人生の禍福は定まりないものであることのたとえです。
【人間万事塞翁が馬】、略して【塞翁が馬】といわれています。
塞翁:中国北方の辺境、塞(とりで)に住んでいた翁。固有名詞ではありません。
出典は『淮南子:エナンジ』という書です。前漢の武帝初期に成立しました。編集したのは漢の高祖劉邦の孫に当たる淮南王(ワイナンオウ)劉安(リュウアン)(B.C.178~B.C.122)です。淮南王が編集したので『淮南子』という書名になりました。
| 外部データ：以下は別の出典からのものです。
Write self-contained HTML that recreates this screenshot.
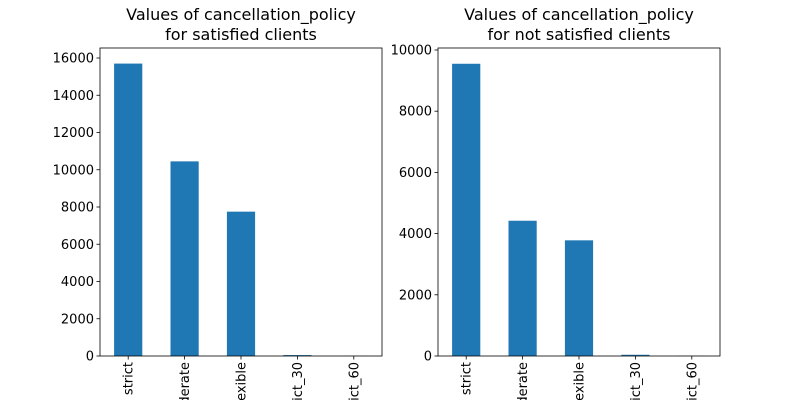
<!DOCTYPE html>
<html><head><meta charset="utf-8"><style>
html,body{margin:0;background:#fff;width:800px;height:400px;overflow:hidden;}
svg{display:block;font-family:"DejaVu Sans","Liberation Sans",sans-serif;overflow:hidden;}
</style></head><body>
<svg id="chart" width="800" height="400" viewBox="0 0 800 400"></svg>
<script>
const categories = ["strict","moderate","flexible","super_strict_30","super_strict_60"];
const satisfiedValues = [15700, 10450, 7750, 50, 5];
const notSatisfiedValues = [9550, 4420, 3780, 40, 5];
const leftTicks = [0,2000,4000,6000,8000,10000,12000,14000,16000];
const rightTicks = [0,2000,4000,6000,8000,10000];
const leftTitle = ["Values of cancellation_policy","for satisfied clients"];
const rightTitle = ["Values of cancellation_policy","for not satisfied clients"];

const NS="http://www.w3.org/2000/svg";
const svg=document.getElementById('chart');
function mk(tag,attrs,parent){const e=document.createElementNS(NS,tag);for(const k in attrs)e.setAttribute(k,attrs[k]);(parent||svg).appendChild(e);return e;}

function panel(x0,x1,y0,y1,yMax,values,ticks,title,prefix){
  const g=mk('g',{});
  
  
  const ys=v=>y1-(v/yMax)*(y1-y0);
  const step=(x1-x0)/categories.length;
  const xc=i=>x0+step*(i+0.5);
  const bw=step*0.5;
  values.forEach((v,i)=>{
    const r=mk('rect',{x:xc(i)-bw/2,y:ys(v),width:bw,height:y1-ys(v),fill:'#1f77b4'},g);
    
    
  });
  const frame=mk('rect',{x:x0,y:y0,width:x1-x0,height:y1-y0,fill:'none',stroke:'#000','stroke-width':0.8},g);
  
  
  ticks.forEach(t=>{
    const y=ys(t);
    mk('line',{x1:x0-3.5,x2:x0,y1:y,y2:y,stroke:'#000','stroke-width':0.8},g);
    const tx=mk('text',{x:x0-6,y:y+4.5,'text-anchor':'end','font-size':13},g);
    tx.textContent=t;
    
    
  });
  categories.forEach((c,i)=>{
    const x=xc(i);
    mk('line',{x1:x,x2:x,y1:y1,y2:y1+3.5,stroke:'#000','stroke-width':0.8},g);
    const tx=mk('text',{x:0,y:0,'text-anchor':'end','font-size':13,transform:`translate(${x+4.5},${y1+6}) rotate(-90)`},g);
    tx.textContent=c;
    
    
  });
  title.forEach((line,i)=>{
    const tx=mk('text',{x:(x0+x1)/2,y:20+i*20,'text-anchor':'middle','font-size':16},g);
    tx.textContent=line;
    
    
  });
}
panel(100,382,48,356,16000*308/298,satisfiedValues,leftTicks,leftTitle,'satisfied');
panel(438,720,48,356,10000*308/306,notSatisfiedValues,rightTicks,rightTitle,'not-satisfied');
</script>
</body></html>
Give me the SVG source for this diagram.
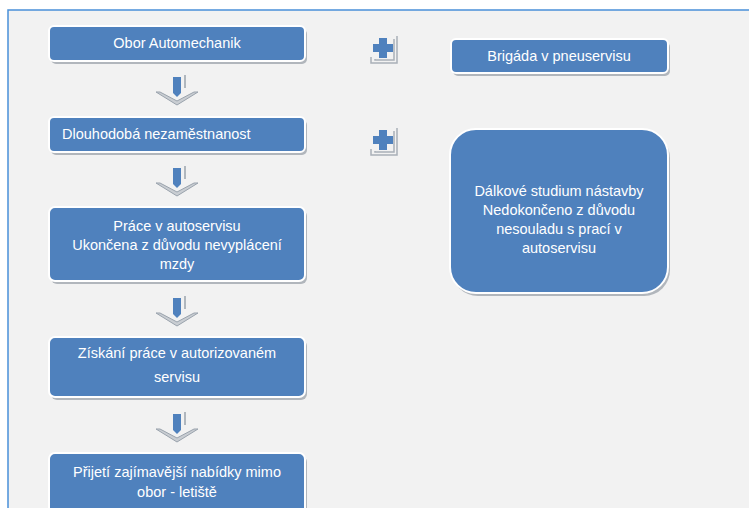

「淮」の字を「ワイ」と読むのは慣用読み、「エ」と読むのは呉音読みです。
塞翁の飼っていた馬が逃げてしまいました
「このことがどうして福(さいわい)とならぬことがあろうか」といいました。
数ヵ月後逃げた馬が駿馬を連れて帰ってきました。
「このことがどうして禍(わざわい)とならぬことがあろうか」といいました。
あるとき息子が落馬して骨折してしまいました。
「このことがどうして福(さいわい)とならぬことがあろうか」といいました。
戦が起こり、骨折した息子は兵隊に行かずにすみました。
つまり福が禍となり、禍が福となる。こうした変転のありさまを見極わめることは難しく、その奥深さを予測することはできない。と『淮南子』は締めくくっています。
『誹風柳多留』に【あまのじゃくだと塞翁が女房言ひ】とありました。